━━ Task material ━━

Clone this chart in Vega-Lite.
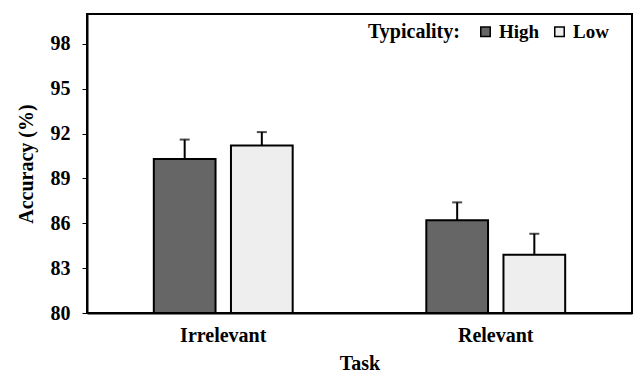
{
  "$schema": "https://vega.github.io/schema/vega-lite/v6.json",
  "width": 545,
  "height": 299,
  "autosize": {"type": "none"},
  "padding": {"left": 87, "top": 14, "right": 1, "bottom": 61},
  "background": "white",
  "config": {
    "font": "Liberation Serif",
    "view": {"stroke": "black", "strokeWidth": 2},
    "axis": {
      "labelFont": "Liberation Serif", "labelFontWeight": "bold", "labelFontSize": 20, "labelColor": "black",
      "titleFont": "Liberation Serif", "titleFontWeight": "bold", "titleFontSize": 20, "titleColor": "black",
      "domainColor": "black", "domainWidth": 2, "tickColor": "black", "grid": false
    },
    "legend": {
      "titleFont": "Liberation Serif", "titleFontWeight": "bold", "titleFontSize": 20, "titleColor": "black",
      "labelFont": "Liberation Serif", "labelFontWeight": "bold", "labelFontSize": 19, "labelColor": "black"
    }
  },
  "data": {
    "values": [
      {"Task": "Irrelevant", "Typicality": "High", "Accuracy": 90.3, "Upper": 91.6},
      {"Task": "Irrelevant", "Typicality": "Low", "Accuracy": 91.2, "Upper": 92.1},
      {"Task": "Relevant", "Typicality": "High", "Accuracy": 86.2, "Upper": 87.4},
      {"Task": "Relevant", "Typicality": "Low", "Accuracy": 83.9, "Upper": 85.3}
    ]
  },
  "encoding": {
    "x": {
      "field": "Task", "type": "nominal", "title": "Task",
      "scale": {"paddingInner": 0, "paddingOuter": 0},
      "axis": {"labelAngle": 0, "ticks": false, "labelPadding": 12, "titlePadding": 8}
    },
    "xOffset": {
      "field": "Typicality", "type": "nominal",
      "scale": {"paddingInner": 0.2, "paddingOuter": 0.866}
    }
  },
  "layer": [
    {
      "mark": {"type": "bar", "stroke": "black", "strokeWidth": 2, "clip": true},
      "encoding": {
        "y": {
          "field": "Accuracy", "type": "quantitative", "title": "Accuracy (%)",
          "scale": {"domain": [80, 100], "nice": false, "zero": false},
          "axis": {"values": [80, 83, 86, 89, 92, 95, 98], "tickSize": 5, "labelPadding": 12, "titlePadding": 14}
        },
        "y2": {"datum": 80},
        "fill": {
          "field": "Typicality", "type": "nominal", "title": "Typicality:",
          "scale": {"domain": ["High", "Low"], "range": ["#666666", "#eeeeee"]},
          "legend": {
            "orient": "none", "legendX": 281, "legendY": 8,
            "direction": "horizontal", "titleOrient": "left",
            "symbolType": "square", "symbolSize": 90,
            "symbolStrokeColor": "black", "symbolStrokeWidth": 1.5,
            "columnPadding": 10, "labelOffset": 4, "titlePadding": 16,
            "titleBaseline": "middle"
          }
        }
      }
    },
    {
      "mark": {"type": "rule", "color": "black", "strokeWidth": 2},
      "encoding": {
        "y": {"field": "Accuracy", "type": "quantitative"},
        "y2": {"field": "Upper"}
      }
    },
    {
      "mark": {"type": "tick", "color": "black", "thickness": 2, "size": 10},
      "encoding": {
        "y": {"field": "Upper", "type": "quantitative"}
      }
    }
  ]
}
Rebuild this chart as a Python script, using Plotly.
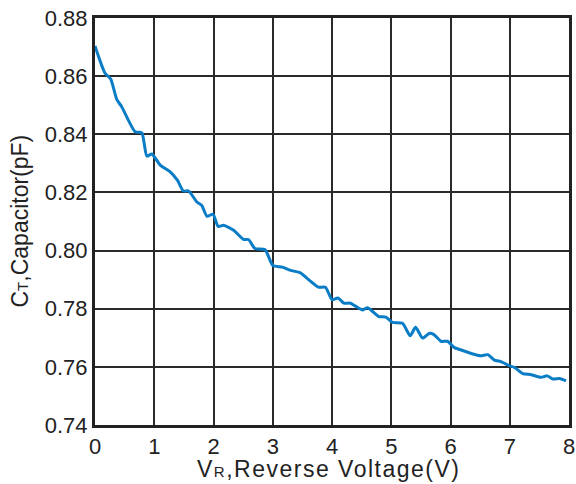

━━━

Requirements: Reproduce every entry word for word, but skip any pictures.

Answer to this task:
Clone this chart in Vega-Lite.
{
  "$schema": "https://vega.github.io/schema/vega-lite/v6.json",
  "width": 545,
  "height": 299,
  "autosize": {"type": "none"},
  "padding": {"left": 87, "top": 14, "right": 1, "bottom": 61},
  "background": "white",
  "config": {
    "font": "Liberation Serif",
    "view": {"stroke": "black", "strokeWidth": 2},
    "axis": {
      "labelFont": "Liberation Serif", "labelFontWeight": "bold", "labelFontSize": 20, "labelColor": "black",
      "titleFont": "Liberation Serif", "titleFontWeight": "bold", "titleFontSize": 20, "titleColor": "black",
      "domainColor": "black", "domainWidth": 2, "tickColor": "black", "grid": false
    },
    "legend": {
      "titleFont": "Liberation Serif", "titleFontWeight": "bold", "titleFontSize": 20, "titleColor": "black",
      "labelFont": "Liberation Serif", "labelFontWeight": "bold", "labelFontSize": 19, "labelColor": "black"
    }
  },
  "data": {
    "values": [
      {"Task": "Irrelevant", "Typicality": "High", "Accuracy": 90.3, "Upper": 91.6},
      {"Task": "Irrelevant", "Typicality": "Low", "Accuracy": 91.2, "Upper": 92.1},
      {"Task": "Relevant", "Typicality": "High", "Accuracy": 86.2, "Upper": 87.4},
      {"Task": "Relevant", "Typicality": "Low", "Accuracy": 83.9, "Upper": 85.3}
    ]
  },
  "encoding": {
    "x": {
      "field": "Task", "type": "nominal", "title": "Task",
      "scale": {"paddingInner": 0, "paddingOuter": 0},
      "axis": {"labelAngle": 0, "ticks": false, "labelPadding": 12, "titlePadding": 8}
    },
    "xOffset": {
      "field": "Typicality", "type": "nominal",
      "scale": {"paddingInner": 0.2, "paddingOuter": 0.866}
    }
  },
  "layer": [
    {
      "mark": {"type": "bar", "stroke": "black", "strokeWidth": 2, "clip": true},
      "encoding": {
        "y": {
          "field": "Accuracy", "type": "quantitative", "title": "Accuracy (%)",
          "scale": {"domain": [80, 100], "nice": false, "zero": false},
          "axis": {"values": [80, 83, 86, 89, 92, 95, 98], "tickSize": 5, "labelPadding": 12, "titlePadding": 14}
        },
        "y2": {"datum": 80},
        "fill": {
          "field": "Typicality", "type": "nominal", "title": "Typicality:",
          "scale": {"domain": ["High", "Low"], "range": ["#666666", "#eeeeee"]},
          "legend": {
            "orient": "none", "legendX": 281, "legendY": 8,
            "direction": "horizontal", "titleOrient": "left",
            "symbolType": "square", "symbolSize": 90,
            "symbolStrokeColor": "black", "symbolStrokeWidth": 1.5,
            "columnPadding": 10, "labelOffset": 4, "titlePadding": 16,
            "titleBaseline": "middle"
          }
        }
      }
    },
    {
      "mark": {"type": "rule", "color": "black", "strokeWidth": 2},
      "encoding": {
        "y": {"field": "Accuracy", "type": "quantitative"},
        "y2": {"field": "Upper"}
      }
    },
    {
      "mark": {"type": "tick", "color": "black", "thickness": 2, "size": 10},
      "encoding": {
        "y": {"field": "Upper", "type": "quantitative"}
      }
    }
  ]
}
Rebuild this chart as a Python script, using Plotly.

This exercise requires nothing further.